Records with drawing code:
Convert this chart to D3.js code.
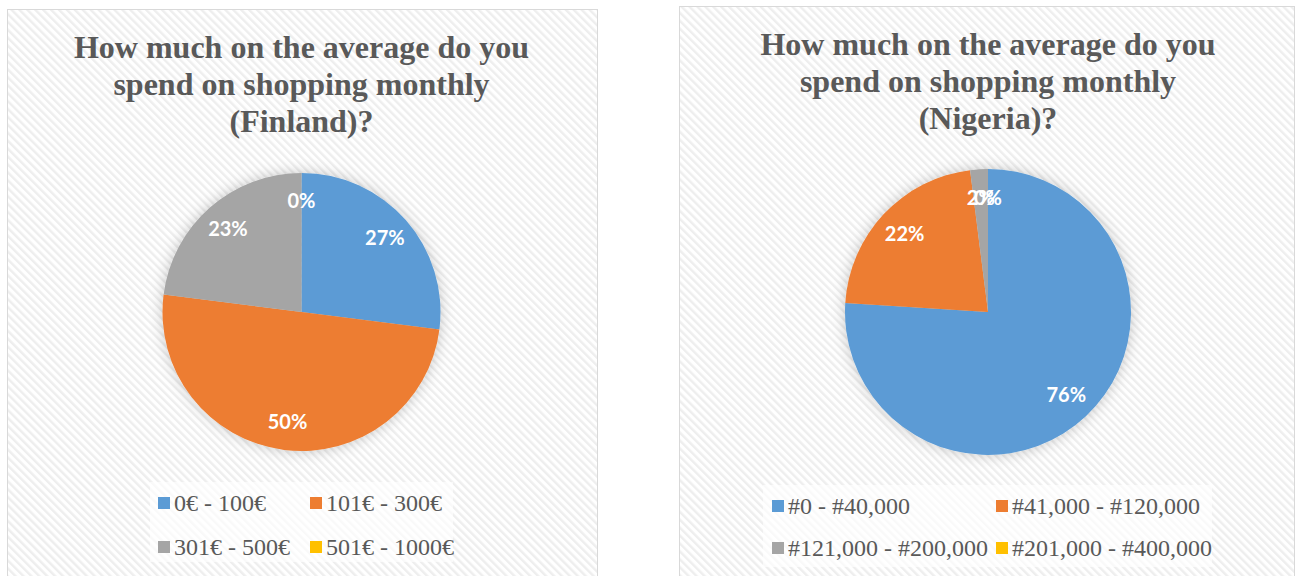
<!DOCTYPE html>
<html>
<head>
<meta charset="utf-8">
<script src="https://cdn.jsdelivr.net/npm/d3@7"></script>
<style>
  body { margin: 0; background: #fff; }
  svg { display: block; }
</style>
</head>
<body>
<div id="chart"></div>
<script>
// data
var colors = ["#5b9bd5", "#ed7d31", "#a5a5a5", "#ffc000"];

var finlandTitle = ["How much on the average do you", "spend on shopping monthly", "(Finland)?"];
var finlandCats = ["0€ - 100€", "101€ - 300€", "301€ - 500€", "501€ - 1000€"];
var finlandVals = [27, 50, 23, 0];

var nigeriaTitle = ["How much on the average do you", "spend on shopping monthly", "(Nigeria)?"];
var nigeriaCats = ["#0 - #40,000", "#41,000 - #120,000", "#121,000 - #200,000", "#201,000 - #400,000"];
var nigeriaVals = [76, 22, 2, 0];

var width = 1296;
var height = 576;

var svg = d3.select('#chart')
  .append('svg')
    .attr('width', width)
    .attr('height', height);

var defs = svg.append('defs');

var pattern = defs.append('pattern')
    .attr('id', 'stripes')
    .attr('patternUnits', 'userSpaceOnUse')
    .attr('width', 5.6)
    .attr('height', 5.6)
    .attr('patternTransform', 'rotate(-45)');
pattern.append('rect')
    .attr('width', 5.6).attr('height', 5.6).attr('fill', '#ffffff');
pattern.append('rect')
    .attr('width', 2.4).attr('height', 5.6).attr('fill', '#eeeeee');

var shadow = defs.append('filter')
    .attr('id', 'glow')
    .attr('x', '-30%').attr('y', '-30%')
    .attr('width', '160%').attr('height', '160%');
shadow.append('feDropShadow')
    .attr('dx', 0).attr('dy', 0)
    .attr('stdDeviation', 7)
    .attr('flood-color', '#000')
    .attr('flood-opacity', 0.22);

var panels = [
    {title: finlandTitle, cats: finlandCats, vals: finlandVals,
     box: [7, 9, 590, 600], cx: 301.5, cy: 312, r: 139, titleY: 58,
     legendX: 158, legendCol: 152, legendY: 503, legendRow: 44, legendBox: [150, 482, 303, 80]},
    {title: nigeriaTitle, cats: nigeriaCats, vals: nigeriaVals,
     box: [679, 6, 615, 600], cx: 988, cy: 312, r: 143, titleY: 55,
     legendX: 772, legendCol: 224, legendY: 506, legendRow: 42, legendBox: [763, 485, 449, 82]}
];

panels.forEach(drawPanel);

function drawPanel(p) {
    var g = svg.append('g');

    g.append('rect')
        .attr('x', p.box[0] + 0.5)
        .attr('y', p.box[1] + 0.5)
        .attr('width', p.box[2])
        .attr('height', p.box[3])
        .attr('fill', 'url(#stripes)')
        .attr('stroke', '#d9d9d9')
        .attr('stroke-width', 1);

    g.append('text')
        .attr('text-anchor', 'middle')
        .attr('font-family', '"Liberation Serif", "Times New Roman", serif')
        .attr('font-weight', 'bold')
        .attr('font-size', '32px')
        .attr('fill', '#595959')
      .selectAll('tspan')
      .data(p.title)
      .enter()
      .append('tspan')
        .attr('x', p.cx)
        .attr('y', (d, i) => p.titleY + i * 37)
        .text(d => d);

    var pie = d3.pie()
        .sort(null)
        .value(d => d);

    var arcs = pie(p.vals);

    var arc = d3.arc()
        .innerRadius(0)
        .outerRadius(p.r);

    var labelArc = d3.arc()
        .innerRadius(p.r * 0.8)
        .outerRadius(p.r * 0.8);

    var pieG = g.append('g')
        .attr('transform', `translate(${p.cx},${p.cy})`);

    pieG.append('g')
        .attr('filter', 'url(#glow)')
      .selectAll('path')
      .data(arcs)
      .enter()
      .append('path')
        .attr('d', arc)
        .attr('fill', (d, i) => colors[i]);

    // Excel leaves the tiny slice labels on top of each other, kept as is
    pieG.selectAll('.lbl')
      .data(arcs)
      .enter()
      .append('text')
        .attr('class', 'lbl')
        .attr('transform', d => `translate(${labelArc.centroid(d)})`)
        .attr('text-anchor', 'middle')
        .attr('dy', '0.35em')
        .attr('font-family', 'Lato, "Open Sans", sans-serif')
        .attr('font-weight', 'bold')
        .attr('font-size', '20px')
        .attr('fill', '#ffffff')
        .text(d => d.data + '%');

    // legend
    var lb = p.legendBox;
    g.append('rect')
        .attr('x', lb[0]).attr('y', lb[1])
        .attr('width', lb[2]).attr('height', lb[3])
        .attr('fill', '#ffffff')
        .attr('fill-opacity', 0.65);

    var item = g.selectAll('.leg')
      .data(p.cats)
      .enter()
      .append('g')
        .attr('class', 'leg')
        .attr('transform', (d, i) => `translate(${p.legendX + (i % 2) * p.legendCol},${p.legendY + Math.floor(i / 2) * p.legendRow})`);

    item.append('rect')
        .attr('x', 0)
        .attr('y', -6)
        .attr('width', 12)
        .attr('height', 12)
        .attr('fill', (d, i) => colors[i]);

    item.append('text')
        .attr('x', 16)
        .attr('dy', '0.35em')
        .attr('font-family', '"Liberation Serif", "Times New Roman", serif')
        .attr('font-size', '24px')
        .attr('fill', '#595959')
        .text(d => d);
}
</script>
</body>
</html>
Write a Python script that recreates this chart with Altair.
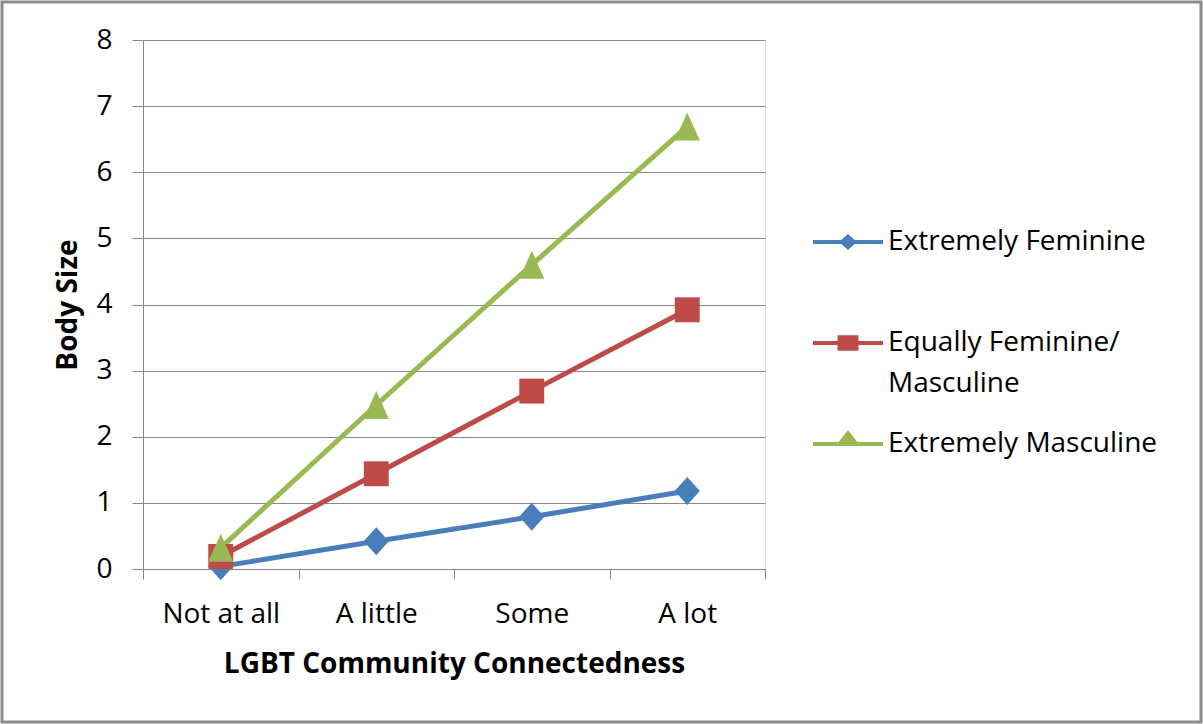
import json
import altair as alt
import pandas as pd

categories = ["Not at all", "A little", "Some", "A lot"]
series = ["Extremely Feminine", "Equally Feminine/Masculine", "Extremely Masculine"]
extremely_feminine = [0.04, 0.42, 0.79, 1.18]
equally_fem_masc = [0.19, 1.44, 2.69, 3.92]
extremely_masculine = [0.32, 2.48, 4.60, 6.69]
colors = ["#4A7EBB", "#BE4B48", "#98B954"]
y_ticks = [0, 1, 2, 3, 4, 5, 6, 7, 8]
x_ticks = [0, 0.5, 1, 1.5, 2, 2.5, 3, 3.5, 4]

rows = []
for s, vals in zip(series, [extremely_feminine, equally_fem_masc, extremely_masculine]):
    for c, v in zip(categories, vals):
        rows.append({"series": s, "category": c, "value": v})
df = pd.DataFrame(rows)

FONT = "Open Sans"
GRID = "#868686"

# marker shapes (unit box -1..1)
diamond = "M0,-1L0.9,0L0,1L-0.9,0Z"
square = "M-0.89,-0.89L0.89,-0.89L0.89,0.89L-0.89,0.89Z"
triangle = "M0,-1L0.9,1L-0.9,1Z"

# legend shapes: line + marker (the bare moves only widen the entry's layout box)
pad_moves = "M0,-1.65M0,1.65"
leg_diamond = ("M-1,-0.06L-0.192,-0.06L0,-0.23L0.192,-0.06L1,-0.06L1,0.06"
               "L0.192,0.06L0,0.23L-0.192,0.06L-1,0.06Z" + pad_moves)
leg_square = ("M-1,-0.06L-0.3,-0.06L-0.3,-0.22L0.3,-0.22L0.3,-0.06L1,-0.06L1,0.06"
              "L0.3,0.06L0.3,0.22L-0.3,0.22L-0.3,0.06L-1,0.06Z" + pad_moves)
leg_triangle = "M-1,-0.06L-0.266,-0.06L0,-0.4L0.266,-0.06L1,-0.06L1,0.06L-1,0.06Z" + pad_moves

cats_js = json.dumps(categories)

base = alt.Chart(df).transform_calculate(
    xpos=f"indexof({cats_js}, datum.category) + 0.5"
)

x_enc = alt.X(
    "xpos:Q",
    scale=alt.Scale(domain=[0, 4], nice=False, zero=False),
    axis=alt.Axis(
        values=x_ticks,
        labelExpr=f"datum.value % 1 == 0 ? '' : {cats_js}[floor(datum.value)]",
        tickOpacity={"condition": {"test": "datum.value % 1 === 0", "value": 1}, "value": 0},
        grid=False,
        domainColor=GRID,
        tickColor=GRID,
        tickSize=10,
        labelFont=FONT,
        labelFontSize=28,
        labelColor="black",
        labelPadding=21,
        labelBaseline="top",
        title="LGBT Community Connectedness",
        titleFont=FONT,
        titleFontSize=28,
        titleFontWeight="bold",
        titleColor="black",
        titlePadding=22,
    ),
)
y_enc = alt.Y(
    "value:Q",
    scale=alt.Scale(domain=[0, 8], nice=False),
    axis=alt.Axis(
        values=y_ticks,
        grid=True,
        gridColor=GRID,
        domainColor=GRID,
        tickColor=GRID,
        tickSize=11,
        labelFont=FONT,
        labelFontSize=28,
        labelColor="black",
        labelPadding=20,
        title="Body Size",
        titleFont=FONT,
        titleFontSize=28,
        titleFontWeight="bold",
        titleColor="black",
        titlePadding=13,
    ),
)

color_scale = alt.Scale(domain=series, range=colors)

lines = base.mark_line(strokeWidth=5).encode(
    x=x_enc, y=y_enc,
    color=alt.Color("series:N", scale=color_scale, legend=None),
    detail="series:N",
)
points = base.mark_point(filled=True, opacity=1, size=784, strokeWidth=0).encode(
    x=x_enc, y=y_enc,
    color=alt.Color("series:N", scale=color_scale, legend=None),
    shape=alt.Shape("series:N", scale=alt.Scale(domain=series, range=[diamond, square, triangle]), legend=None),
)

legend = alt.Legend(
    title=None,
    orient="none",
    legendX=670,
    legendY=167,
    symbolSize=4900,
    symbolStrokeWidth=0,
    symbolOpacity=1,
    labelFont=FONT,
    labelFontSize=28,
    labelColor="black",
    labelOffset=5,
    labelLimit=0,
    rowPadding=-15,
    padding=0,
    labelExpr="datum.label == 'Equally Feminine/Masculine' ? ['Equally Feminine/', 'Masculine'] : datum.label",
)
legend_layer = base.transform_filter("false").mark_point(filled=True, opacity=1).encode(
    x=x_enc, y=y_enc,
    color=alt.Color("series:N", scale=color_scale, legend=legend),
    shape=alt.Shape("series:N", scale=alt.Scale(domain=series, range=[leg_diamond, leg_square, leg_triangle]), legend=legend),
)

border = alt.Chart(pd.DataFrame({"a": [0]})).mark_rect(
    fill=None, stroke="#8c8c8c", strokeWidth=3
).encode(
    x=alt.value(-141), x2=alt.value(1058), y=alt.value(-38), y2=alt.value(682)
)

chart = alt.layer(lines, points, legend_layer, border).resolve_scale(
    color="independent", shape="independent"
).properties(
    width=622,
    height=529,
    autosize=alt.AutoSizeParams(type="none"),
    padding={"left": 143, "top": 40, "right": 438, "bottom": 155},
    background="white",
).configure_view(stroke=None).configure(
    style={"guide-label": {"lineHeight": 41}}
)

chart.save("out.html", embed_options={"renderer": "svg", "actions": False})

**Given exercise**: Return, unchanged, the lines from the first line of the material through the line that holds "2.4).attr('height', 5.6).attr('fill', '#eeeeee');", inclusive, omitting pictures.

**Written reply**:
Convert this chart to D3.js code.
<!DOCTYPE html>
<html>
<head>
<meta charset="utf-8">
<script src="https://cdn.jsdelivr.net/npm/d3@7"></script>
<style>
  body { margin: 0; background: #fff; }
  svg { display: block; }
</style>
</head>
<body>
<div id="chart"></div>
<script>
// data
var colors = ["#5b9bd5", "#ed7d31", "#a5a5a5", "#ffc000"];

var finlandTitle = ["How much on the average do you", "spend on shopping monthly", "(Finland)?"];
var finlandCats = ["0€ - 100€", "101€ - 300€", "301€ - 500€", "501€ - 1000€"];
var finlandVals = [27, 50, 23, 0];

var nigeriaTitle = ["How much on the average do you", "spend on shopping monthly", "(Nigeria)?"];
var nigeriaCats = ["#0 - #40,000", "#41,000 - #120,000", "#121,000 - #200,000", "#201,000 - #400,000"];
var nigeriaVals = [76, 22, 2, 0];

var width = 1296;
var height = 576;

var svg = d3.select('#chart')
  .append('svg')
    .attr('width', width)
    .attr('height', height);

var defs = svg.append('defs');

var pattern = defs.append('pattern')
    .attr('id', 'stripes')
    .attr('patternUnits', 'userSpaceOnUse')
    .attr('width', 5.6)
    .attr('height', 5.6)
    .attr('patternTransform', 'rotate(-45)');
pattern.append('rect')
    .attr('width', 5.6).attr('height', 5.6).attr('fill', '#ffffff');
pattern.append('rect')
    .attr('width', 2.4).attr('height', 5.6).attr('fill', '#eeeeee');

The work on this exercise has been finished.